Uma das primeiras providências de uma maioria republicana na Câmara provavelmente será interromper a investigação interna sobre a invasão da sede do Congresso por apoiadores de Trump, em 6 de janeiro do ano passado. Antecipando a possibilidade, o grupo de deputados está correndo para divulgar um relatório completo de suas descobertas antes do fim do ano. Líderes republicanos sugerem abrir inquérito sobre os negócios passados de Hunter Biden, o filho-problema do presidente, e sobre a retirada dos soldados americanos do Afeganistão.

Mesmo não tendo tomado de assalto o Congresso, como pretendia, o conservadorismo intransigente ameaça lotá-lo de candidatos escolhidos a dedo por Trump, muitos deles novatos na política, todos exagerados nos elogios públicos e negacionistas de carteirinha.
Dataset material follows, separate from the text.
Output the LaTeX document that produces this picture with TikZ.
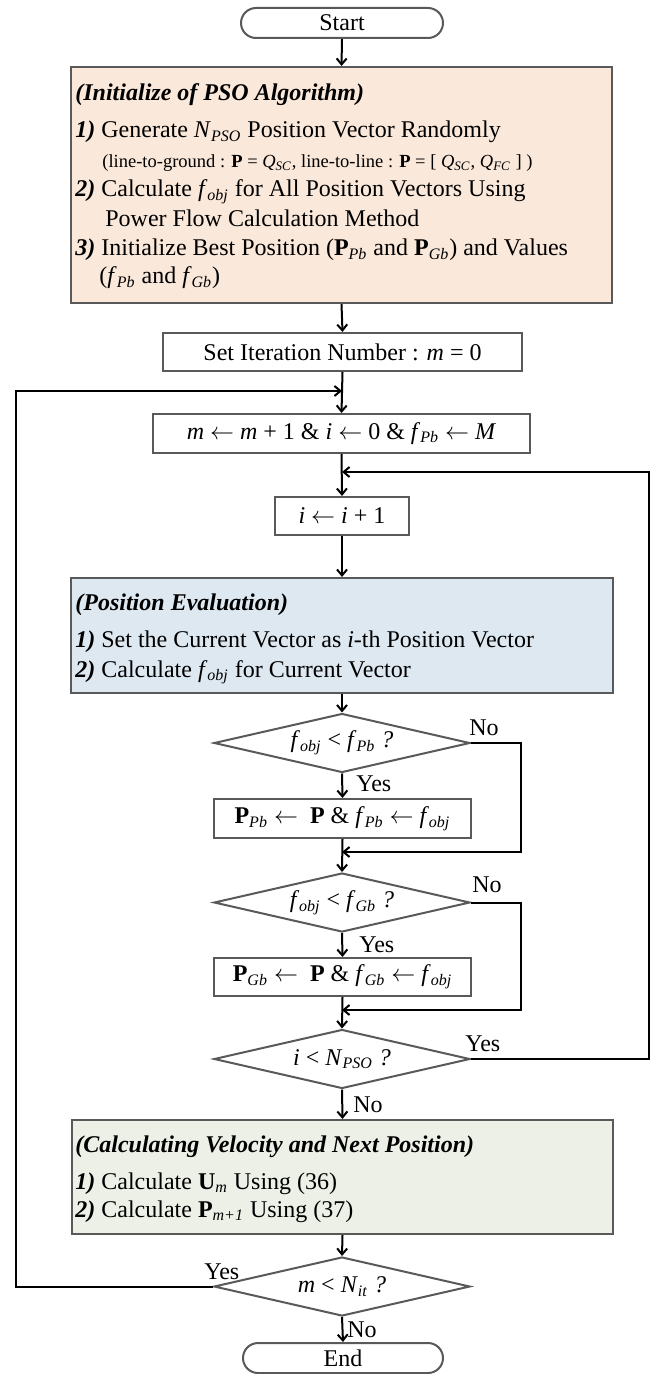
\documentclass[tikz,border=0pt]{standalone}
\usepackage{fontspec}
\setmainfont{Liberation Serif}
\usetikzlibrary{arrows.meta,shapes.geometric}
\definecolor{bordergray}{HTML}{595959}
\definecolor{peach}{HTML}{FAE8DA}
\definecolor{paleblue}{HTML}{DEE8F1}
\definecolor{palegreen}{HTML}{EDF0E6}
\newcommand{\sbi}[1]{\textsubscript{\textit{#1}}}
\newcommand{\bfi}[1]{\textbf{\textit{#1}}}
\newcommand{\fo}{\textit{f}\sbi{obj}}
\newcommand{\lar}{$\leftarrow$}
\begin{document}
\begin{tikzpicture}[x=0.5pt,y=-0.5pt,
  every node/.style={font=\fontsize{12pt}{14.5pt}\selectfont},
  stepbox/.style={draw=bordergray, line width=1pt, inner sep=0pt, fill=white},
  term/.style={stepbox, rounded corners=7.5pt, minimum width=101pt, minimum height=15pt},
  dia/.style={shape=diamond, shape aspect=4.34, draw=bordergray, line width=1pt, inner sep=0pt, minimum width=128pt, minimum height=29.5pt},
  line/.style={anchor=base west, inner sep=0pt},
  small/.style={anchor=base west, inner sep=0pt, font=\fontsize{9.25pt}{11pt}\selectfont},
  lab/.style={anchor=base west, inner sep=0pt},
  conn/.style={draw=black, line width=1pt},
  arr/.style={conn, -{Straight Barb[length=3pt,width=5pt]}}
]
\useasboundingbox (0,0) rectangle (656,1374);

% nodes
\node[term] (start) at (342,23) {Start};

\node[stepbox, fill=peach, minimum width=270.5pt, minimum height=118pt] (init) at (341.5,185) {};
\node[line] (it0) at (75,101) {\bfi{(Initialize of PSO Algorithm)}};
\node[line] (it1) at (75,138) {\bfi{1)} Generate \textit{N}\sbi{PSO} Position Vector Randomly};
\node[small] (it1b) at (102,168) {(line-to-ground : \textbf{P} = \textit{Q}\sbi{SC}, line-to-line : \textbf{P} = [ \textit{Q}\sbi{SC}, \textit{Q}\sbi{FC} ] )};
\node[line] (it2) at (75,197) {\bfi{2)} Calculate \fo{} for All Position Vectors Using};
\node[line] (it2b) at (105,227) {Power Flow Calculation Method};
\node[line] (it3) at (75,256) {\bfi{3)} Initialize Best Position (\textbf{P}\sbi{Pb} and \textbf{P}\sbi{Gb}) and Values};
\node[line] (it3b) at (99,284) {(\textit{f}\sbi{Pb} and \textit{f}\sbi{Gb})};

\node[stepbox, minimum width=179.5pt, minimum height=19pt] (setit) at (342.5,352) {Set Iteration Number : \textit{m} = 0};
\node[stepbox, minimum width=188.5pt, minimum height=19.5pt] (mbox) at (341.5,433.5) {\textit{m} \lar{} \textit{m} + 1 \& \textit{i} \lar{} 0 \& \textit{f}\sbi{Pb} \lar{} \textit{M}};
\node[stepbox, minimum width=67pt, minimum height=19pt] (ibox) at (342,516) {\textit{i} \lar{} \textit{i} + 1};

\node[stepbox, fill=paleblue, minimum width=271pt, minimum height=57.5pt] (pos) at (342,635.5) {};
\node[line] (pt0) at (75,610) {\bfi{(Position Evaluation)}};
\node[line] (pt1) at (75,647) {\bfi{1)} Set the Current Vector as \textit{i}-th Position Vector};
\node[line] (pt2) at (75,677) {\bfi{2)} Calculate \fo{} for Current Vector};

\node[dia] (d1) at (342,743) {\textit{f}\sbi{obj} < \textit{f}\sbi{Pb} \textit{?}};
\node[stepbox, minimum width=128.5pt, minimum height=19.5pt] (ppb) at (342.5,818.5) {\textbf{P}\sbi{Pb} \lar\ \ \textbf{P} \& \textit{f}\sbi{Pb} \lar{} \fo};
\node[dia] (d2) at (342,902.5) {\textit{f}\sbi{obj} < \textit{f}\sbi{Gb} \textit{?}};
\node[stepbox, minimum width=128.5pt, minimum height=19pt] (pgb) at (342.5,977) {\textbf{P}\sbi{Gb} \lar\ \ \textbf{P} \& \textit{f}\sbi{Gb} \lar{} \fo};
\node[dia] (d3) at (342,1059) {\textit{i} < \textit{N}\sbi{PSO} \textit{?}};

\node[stepbox, fill=palegreen, minimum width=270.5pt, minimum height=57pt] (calc) at (342.5,1177) {};
\node[line] (ct0) at (75,1152) {\bfi{(Calculating Velocity and Next Position)}};
\node[line] (ct1) at (75,1189) {\bfi{1)} Calculate \textbf{U}\sbi{m} Using (36)};
\node[line] (ct2) at (75,1217) {\bfi{2)} Calculate \textbf{P}\sbi{m+1} Using (37)};

\node[dia] (d4) at (342,1286.5) {\textit{m} < \textit{N}\sbi{it} \textit{?}};
\node[term, minimum width=100pt] (end) at (343,1358) {End};

% labels
\node[lab] (l1n) at (469,735) {No};
\node[lab] (l1y) at (356,791) {Yes};
\node[lab] (l2n) at (472,892) {No};
\node[lab] (l2y) at (359,952) {Yes};
\node[lab] (l3y) at (465,1051) {Yes};
\node[lab] (l3n) at (353,1112) {No};
\node[lab] (l4y) at (204,1279) {Yes};
\node[lab] (l4n) at (347,1337) {No};

% junction coordinates
\coordinate (c1) at (521,852);
\coordinate (j1) at (342,852);
\coordinate (c2) at (521,1010);
\coordinate (j2) at (342,1010);
\coordinate (c3) at (649,472);
\coordinate (j3) at (342,472);
\coordinate (c4) at (16,391);
\coordinate (j4) at (342,391);

% connectors
\draw[arr] (start.south) -- (init.north);
\draw[arr] (init.south) -- (setit.north);
\draw[arr] (setit.south) -- (mbox.north);
\draw[arr] (mbox.south) -- (ibox.north);
\draw[arr] (ibox.south) -- (pos.north);
\draw[arr] (pos.south) -- (d1.north);
\draw[arr] (d1.south) -- (ppb.north);
\draw[arr] (ppb.south) -- (d2.north);
\draw[arr] (d2.south) -- (pgb.north);
\draw[arr] (pgb.south) -- (d3.north);
\draw[arr] (d3.south) -- (calc.north);
\draw[arr] (calc.south) -- (d4.north);
\draw[arr] (d4.south) -- (end.north);
\draw[arr] (d1.east) -| (c1) -- (j1);
\draw[arr] (d2.east) -| (c2) -- (j2);
\draw[arr] (d3.east) -| (c3) -- (j3);
\draw[arr] (d4.west) -| (c4) -- (j4);
\end{tikzpicture}
\end{document}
Nas primárias, briga de republicano contra republicano, 91% dos candidatos trumpistas prevaleceram. Nos cargos estaduais, muitos deles diretamente envolvidos nas apurações, a vitória de apoiadores de Trump pode preparar o caminho para reações incendiárias aos resultados das urnas em 2024. A esse respeito, aliás, Trump prometeu um “anúncio importante” — com cheiro de candidatura — na terça-feira 15. Mesmo sem a “onda vermelha” esperada, o trumpismo está vivo e forte. Os Estados Unidos que se preparem, porque os próximos anos serão mercuriais.